Rodriguez has pledged to appeal the length of his suspension, and MLBPA executive director Michael Weiner supported that decision.
Melancon, who was Rodriguez's teammate in New York in 2009 and 2010, said he is OK with the union's decision to back Rodriguez.
"That's the union's job," he said.
"It's not really whether it's a right or wrong thing as far as what they're fighting for. I think they're fighting over the number of games."
Walker and Jared Hughes, an alternate union representative, declined to share their personal views on Rodriguez's situation. But Hughes agreed with Melancon that the union is acting in good faith.

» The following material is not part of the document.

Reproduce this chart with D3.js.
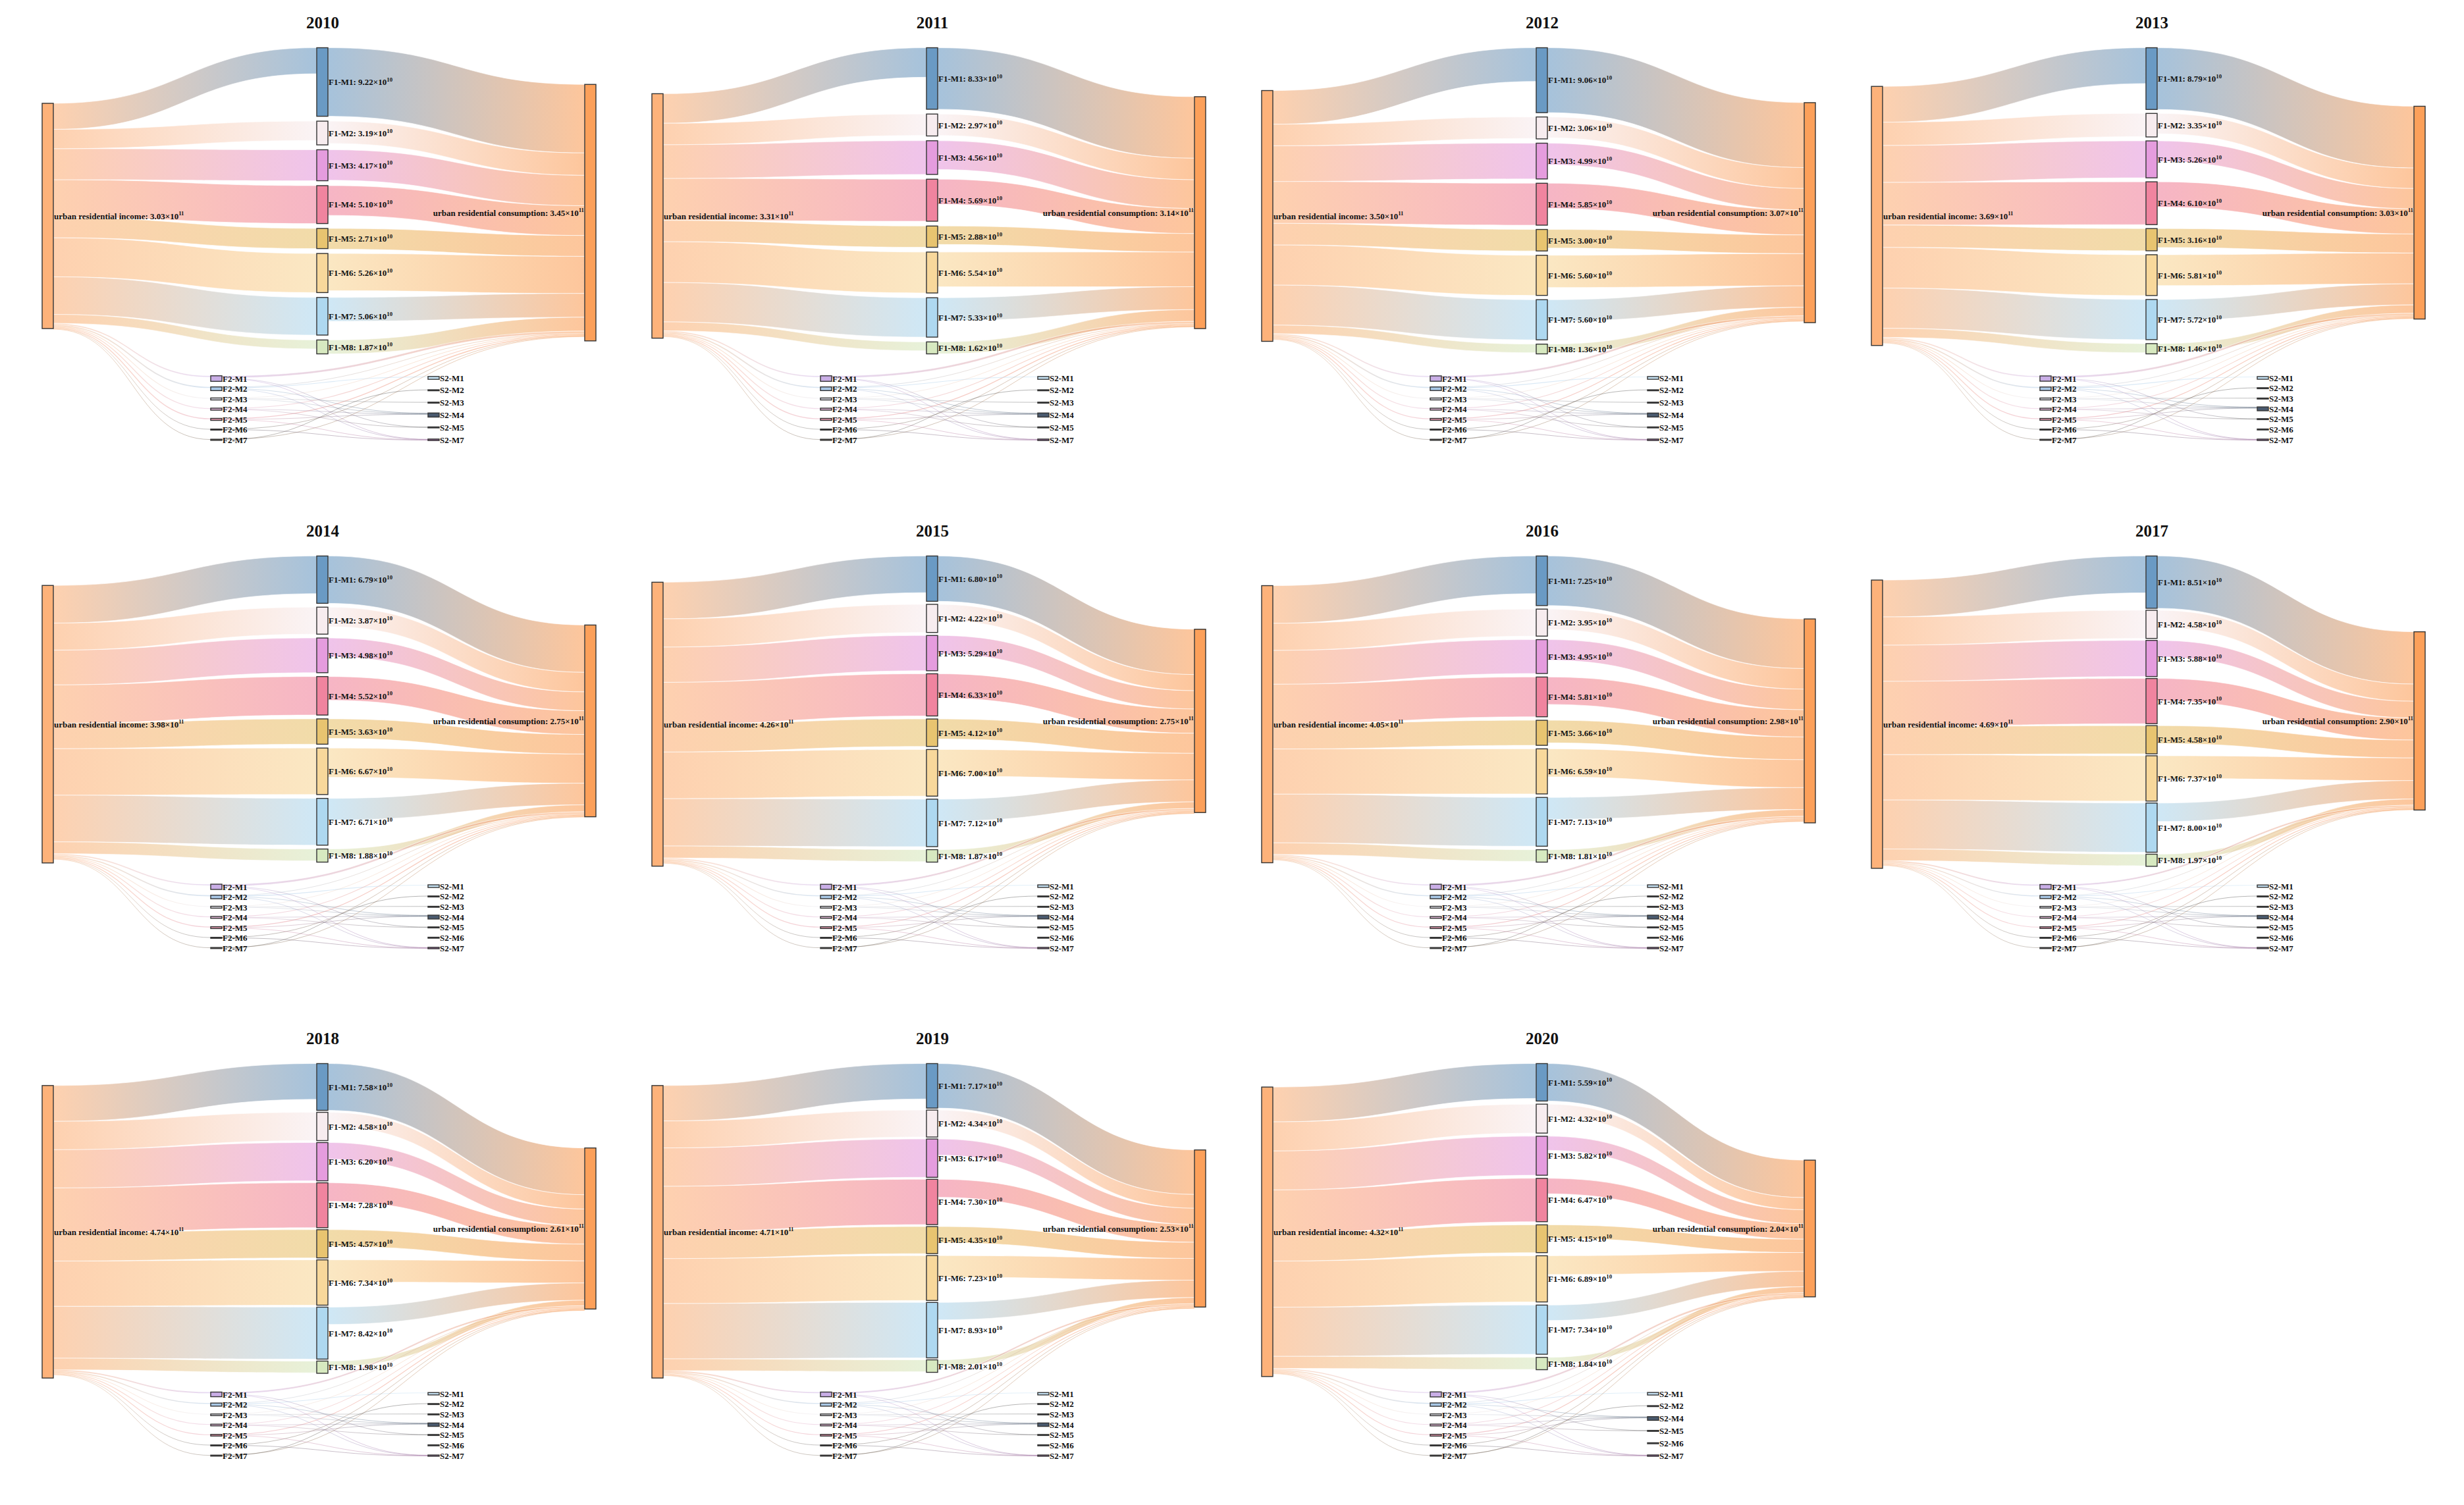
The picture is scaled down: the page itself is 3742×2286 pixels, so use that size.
<!DOCTYPE html>
<html><head><meta charset="utf-8">
<script src="https://cdn.jsdelivr.net/npm/d3@7"></script>
<style>
body{margin:0;background:#fff}
svg{display:block}
text{font-family:"Liberation Serif","Times New Roman",serif;font-weight:bold;fill:#111}
</style>
</head><body>
<svg id="chart" width="3742" height="2286"></svg>
<script>
// ---------------- DATA ----------------
const years = [2010, 2011, 2012, 2013, 2014, 2015, 2016, 2017, 2018, 2019, 2020];
// node totals, ×10^11
const incomeTotal = [3.03, 3.31, 3.50, 3.69, 3.98, 4.26, 4.05, 4.69, 4.74, 4.71, 4.32];
const consumptionTotal = [3.45, 3.14, 3.07, 3.03, 2.75, 2.75, 2.98, 2.90, 2.61, 2.53, 2.04];
// first-level sectors, ×10^10
const f1Labels = ["F1-M1", "F1-M2", "F1-M3", "F1-M4", "F1-M5", "F1-M6", "F1-M7", "F1-M8"];
const f1Values = [
  [9.22, 3.19, 4.17, 5.10, 2.71, 5.26, 5.06, 1.87],
  [8.33, 2.97, 4.56, 5.69, 2.88, 5.54, 5.33, 1.62],
  [9.06, 3.06, 4.99, 5.85, 3.00, 5.60, 5.60, 1.36],
  [8.79, 3.35, 5.26, 6.10, 3.16, 5.81, 5.72, 1.46],
  [6.79, 3.87, 4.98, 5.52, 3.63, 6.67, 6.71, 1.88],
  [6.80, 4.22, 5.29, 6.33, 4.12, 7.00, 7.12, 1.87],
  [7.25, 3.95, 4.95, 5.81, 3.66, 6.59, 7.13, 1.81],
  [8.51, 4.58, 5.88, 7.35, 4.58, 7.37, 8.00, 1.97],
  [7.58, 4.58, 6.20, 7.28, 4.57, 7.34, 8.42, 1.98],
  [7.17, 4.34, 6.17, 7.30, 4.35, 7.23, 8.93, 2.01],
  [5.59, 4.32, 5.82, 6.47, 4.15, 6.89, 7.34, 1.84]
];
// flows income -> F1 (×10^10), estimated from band widths
const incomeToF1 = [
  [3.5, 2.6, 4.17, 5.10, 2.71, 5.26, 5.06, 1.2],
  [4.0, 2.9, 4.56, 5.69, 2.88, 5.54, 5.33, 1.2],
  [4.7, 3.0, 4.99, 5.85, 3.00, 5.60, 5.60, 1.2],
  [5.1, 3.3, 5.26, 6.10, 3.16, 5.81, 5.72, 1.3],
  [5.4, 3.87, 4.98, 5.52, 3.63, 6.67, 6.71, 1.7],
  [5.5, 4.22, 5.29, 6.33, 4.12, 7.00, 7.12, 1.8],
  [5.5, 3.95, 4.95, 5.81, 3.66, 6.59, 7.13, 1.7],
  [6.0, 4.58, 5.88, 7.35, 4.58, 7.37, 8.00, 1.9],
  [5.8, 4.58, 6.20, 7.28, 4.57, 7.34, 8.42, 1.9],
  [5.7, 4.34, 6.17, 7.30, 4.35, 7.23, 8.93, 1.9],
  [5.2, 4.32, 5.82, 6.47, 4.15, 6.89, 7.34, 1.8]
];
// flows F1 -> consumption (×10^10), estimated from band widths
const f1ToConsumption = [
  [9.22, 3.0, 4.1, 4.0, 2.8, 5.0, 3.2, 1.87],
  [8.33, 2.9, 3.9, 3.4, 2.5, 4.7, 3.1, 1.6],
  [9.06, 2.9, 3.0, 3.5, 2.6, 4.5, 3.0, 1.2],
  [8.79, 2.9, 2.9, 3.6, 2.7, 4.4, 3.0, 1.2],
  [6.79, 2.8, 2.7, 3.4, 2.8, 4.2, 3.1, 1.0],
  [6.80, 2.4, 2.75, 3.65, 3.0, 4.0, 3.3, 1.0],
  [7.25, 3.0, 3.0, 4.0, 3.3, 4.1, 3.2, 1.0],
  [8.51, 2.8, 2.7, 3.6, 2.9, 3.7, 3.0, 1.0],
  [7.58, 2.3, 2.7, 3.0, 2.7, 3.6, 2.8, 0.9],
  [7.17, 2.2, 2.6, 2.9, 2.6, 3.5, 2.8, 1.0],
  [5.59, 1.8, 2.1, 2.3, 2.0, 2.8, 2.3, 0.9]
];
// second-level sectors (small), ×10^10
const f2Labels = ["F2-M1", "F2-M2", "F2-M3", "F2-M4", "F2-M5", "F2-M6", "F2-M7"];
const f2Values = [0.75, 0.5, 0.27, 0.27, 0.27, 0.1, 0.15];
const incomeToF2 = [0.2, 0.15, 0.1, 0.12, 0.12, 0.06, 0.08];
const f2ToConsumption = [0.3, 0.08, 0.06, 0.1, 0.12, 0.05, 0.05];
const s2Labels = ["S2-M1", "S2-M2", "S2-M3", "S2-M4", "S2-M5", "S2-M6", "S2-M7"];
const s2Values = [0.38, 0.1, 0.1, 0.55, 0.1, 0.1, 0.2];
// which S2 nodes appear in each year
const s2Present = [
  [1, 1, 1, 1, 1, 0, 1],
  [1, 1, 1, 1, 1, 0, 1],
  [1, 1, 1, 1, 1, 0, 1],
  [1, 1, 1, 1, 1, 1, 1],
  [1, 1, 1, 1, 1, 1, 1],
  [1, 1, 1, 1, 1, 1, 1],
  [1, 1, 1, 1, 1, 1, 1],
  [1, 1, 1, 1, 1, 1, 1],
  [1, 1, 1, 1, 1, 1, 1],
  [1, 1, 1, 1, 1, 1, 1],
  [1, 1, 0, 1, 1, 1, 1]
];
// F2 -> S2 flows: [F2 index, S2 index, value ×10^10]
const f2ToS2 = [
  [0, 4, 0.05], [0, 6, 0.06], [1, 0, 0.1], [1, 3, 0.06], [2, 3, 0.05], [2, 2, 0.04],
  [3, 3, 0.05], [4, 3, 0.04], [4, 6, 0.04], [5, 6, 0.03], [6, 1, 0.03], [1, 6, 0.03], [3, 4, 0.03]
];

// ---------------- STYLE ----------------
const incomeColor = "#FDB27A", consColor = "#FCA05A";
const f1Colors = ["#6A9AC4", "#F7ECEF", "#E59CDE", "#F0849F", "#E8C470", "#F8D89B", "#AED8F0", "#D7E9C0"];
const f2Colors = ["#C9AEE6", "#A9C8E6", "#E6E6EE", "#E2B6D6", "#E49AB0", "#555555", "#6A5E52"];
const s2Colors = ["#C6E2F4", "#444444", "#555555", "#4A5A6E", "#555555", "#666666", "#9A6A9A"];

// ---------------- LAYOUT ----------------
const svg = d3.select("#chart");
const defs = svg.append("defs");
const colW = 926, rowH = 771.5, nodeW = 17;
const colX = {income: 64, f2: 320, f1: 481, s2: 650, cons: 888};
let gid = 0;

function label(g, x, y, main, sup, anchor, size) {
  const t = g.append("text").attr("x", x).attr("y", y).attr("dy", "0.36em")
    .attr("text-anchor", anchor).attr("font-size", size);
  t.append("tspan").text(main);
  if (sup) t.append("tspan").attr("font-size", size * 0.68).attr("dy", -size * 0.4).text(sup);
}

years.forEach((yr, yi) => {
  const col = yi % 4, row = Math.floor(yi / 4);
  const g = svg.append("g").attr("transform", `translate(${col * colW},${Math.round(row * rowH)})`);

  const sumF1 = d3.sum(f1Values[yi]);
  const K = 3.2 + 296 / sumF1;                    // px per 10^10
  const vs = d3.scaleLinear().domain([0, 1]).range([0, K]);

  const nodes = [];
  const mk = (name, x, y0, h, color, kind, val) => {
    const n = {name, x0: x, x1: x + nodeW, y0, y1: y0 + h, yc: y0 + h / 2, color, kind, val, out: [], inn: []};
    nodes.push(n); return n;
  };
  // income & consumption
  const hInc = vs(incomeTotal[yi] * 10), hCons = vs(consumptionTotal[yi] * 10);
  const nInc = mk("urban residential income", colX.income, 328 - hInc / 2, hInc, incomeColor, "inc", incomeTotal[yi]);
  const nCons = mk("urban residential consumption", colX.cons, 323 - hCons / 2, hCons, consColor, "cons", consumptionTotal[yi]);
  // F1 column
  const span = 465;
  const gap = Math.max(3, (span - vs(sumF1)) / 7);
  let y = 305 - span / 2;
  const nF1 = f1Values[yi].map((v, i) => {
    const n = mk(f1Labels[i], colX.f1, y, vs(v), f1Colors[i], "f1", v);
    y += vs(v) + gap; return n;
  });
  // F2 column
  const f2Pos = d3.scalePoint().domain(f2Labels).range([575, 668]);
  const nF2 = f2Labels.map((l, i) => {
    const h = Math.max(1.5, vs(f2Values[i]));
    return mk(l, colX.f2, f2Pos(l) - h / 2, h, f2Colors[i], "f2");
  });
  // S2 column
  const s2Here = s2Labels.filter((l, i) => s2Present[yi][i]);
  const s2Pos = d3.scalePoint().domain(s2Here).range([574, 668]);
  const nS2 = s2Labels.map((l, i) => {
    if (!s2Present[yi][i]) return null;
    const h = Math.max(1.5, vs(s2Values[i]));
    return mk(l, colX.s2, s2Pos(l) - h / 2, h, s2Colors[i], "s2");
  });

  // links
  const links = [];
  const link = (s, t, v, op) => { if (s && t && v > 0) { const l = {s, t, v, w: vs(v), op}; links.push(l); s.out.push(l); t.inn.push(l); } };
  nF1.forEach((n, i) => link(nInc, n, incomeToF1[yi][i], 0.6));
  nF2.forEach((n, i) => link(nInc, n, incomeToF2[i], 0.45));
  nF1.forEach((n, i) => link(n, nCons, f1ToConsumption[yi][i], 0.6));
  nF2.forEach((n, i) => link(n, nCons, f2ToConsumption[i], 0.5));
  f2ToS2.forEach(([a, b, v]) => link(nF2[a], nS2[b], v, 0.5));

  nodes.forEach(n => {
    n.out.sort((a, b) => a.t.yc - b.t.yc);
    n.inn.sort((a, b) => a.s.yc - b.s.yc);
    let o = n.y0; n.out.forEach(l => { l.sy = o; o += l.w; });
    let q = n.y0; n.inn.forEach(l => { l.ty = q; q += l.w; });
  });

  const lg = g.append("g");
  // draw thin first, then wide
  links.slice().sort((a, b) => a.w - b.w).reverse().forEach(l => {
    const id = "lg" + (gid++);
    const x0 = l.s.x1, x1 = l.t.x0, xm = (x0 + x1) / 2;
    const gr = defs.append("linearGradient").attr("id", id).attr("gradientUnits", "userSpaceOnUse")
      .attr("x1", x0 + col * colW).attr("x2", x1 + col * colW).attr("y1", 0).attr("y2", 0);
    gr.append("stop").attr("offset", "0%").attr("stop-color", l.s.color);
    gr.append("stop").attr("offset", "100%").attr("stop-color", l.t.color);
    if (l.w >= 2) {
      const w = l.w;
      lg.append("path")
        .attr("d", `M${x0},${l.sy}C${xm},${l.sy} ${xm},${l.ty} ${x1},${l.ty}L${x1},${l.ty + w}C${xm},${l.ty + w} ${xm},${l.sy + w} ${x0},${l.sy + w}Z`)
        .attr("fill", `url(#${id})`).attr("fill-opacity", l.op)
        .attr("stroke", "#fff").attr("stroke-width", 0.7).attr("stroke-opacity", 0.9);
    } else {
      const a = l.sy + l.w / 2, b = l.ty + l.w / 2;
      lg.append("path")
        .attr("d", `M${x0},${a}C${xm},${a} ${xm},${b} ${x1},${b}`)
        .attr("fill", "none").attr("stroke", `url(#${id})`).attr("stroke-opacity", l.op)
        .attr("stroke-width", Math.max(0.8, l.w));
    }
  });
  // gradient space fix: gradients are in user space of the group, so reset x offset
  // (the group is translated, so user space is local) -> correct the stops coordinates
  // nodes
  g.append("g").selectAll("rect").data(nodes).join("rect")
    .attr("x", d => d.x0).attr("y", d => d.y0)
    .attr("width", d => d.kind === "f2" || d.kind === "s2" ? nodeW + 0 : nodeW)
    .attr("height", d => d.y1 - d.y0)
    .attr("fill", d => d.color).attr("stroke", "#333").attr("stroke-width", 1.4);

  // labels
  const tg = g.append("g");
  label(tg, nInc.x1 + 1, nInc.yc, `urban residential income: ${incomeTotal[yi].toFixed(2)}×10`, "11", "start", 13);
  label(tg, nCons.x0 - 1, nCons.yc, `urban residential consumption: ${consumptionTotal[yi].toFixed(2)}×10`, "11", "end", 13);
  nF1.forEach((n, i) => label(tg, n.x1 + 1, n.yc, `${f1Labels[i]}: ${f1Values[yi][i].toFixed(2)}×10`, "10", "start", 13));
  nF2.forEach(n => label(tg, n.x1 + 1, n.yc, n.name, null, "start", 13));
  nS2.forEach(n => { if (n) label(tg, n.x1 + 1, n.yc, n.name, null, "start", 13); });
  // title
  g.append("text").attr("x", 490).attr("y", 43).attr("text-anchor", "middle")
    .attr("font-size", 25).text(yr);
});
// gradients use userSpaceOnUse of the referencing element (local coords), so remove column offsets
defs.selectAll("linearGradient").each(function() {
  const el = d3.select(this);
  const x1 = +el.attr("x1"), x2 = +el.attr("x2");
  const off = Math.floor(Math.min(x1, x2) / colW) * colW;
  el.attr("x1", x1 - off).attr("x2", x2 - off);
});
</script>
</body></html>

"Our union is extremely strong for a reason, and that's because we stick together and fight for what's right," Hughes said.
"The overall judgment call was that it was too strict of a penalty, and they want to appeal it. Me, personally, I don't know if my personal opinion necessarily matters as much as it matters for us as a union to stick together."
Vitale, wife get big welcome
United States Marine Corps Sgt. Doug Vitale and his wife, Alexa, were guests of the Pirates Tuesday.
They took in the team's batting practice and met several players.
Actor Gary Sinise and the Lt. Dan Band, named after Sinise's character in the movie "Forrest Gump," will perform a benefit concert Friday night at Stage AE. The goal is to help build a smart house for Vitale in Peters Township.
Vitale was on patrol in Afghanistan in September 2011 when he stepped on an IED and lost both legs in an explosion.
He suffered two strokes, lost his speech, became paralyzed on his right side and developed coordination issues on his left side.
This is Vitale's first time in Western Pennsylvania since the injury.
He spent the past two years in a rehabilitation facility in Tampa.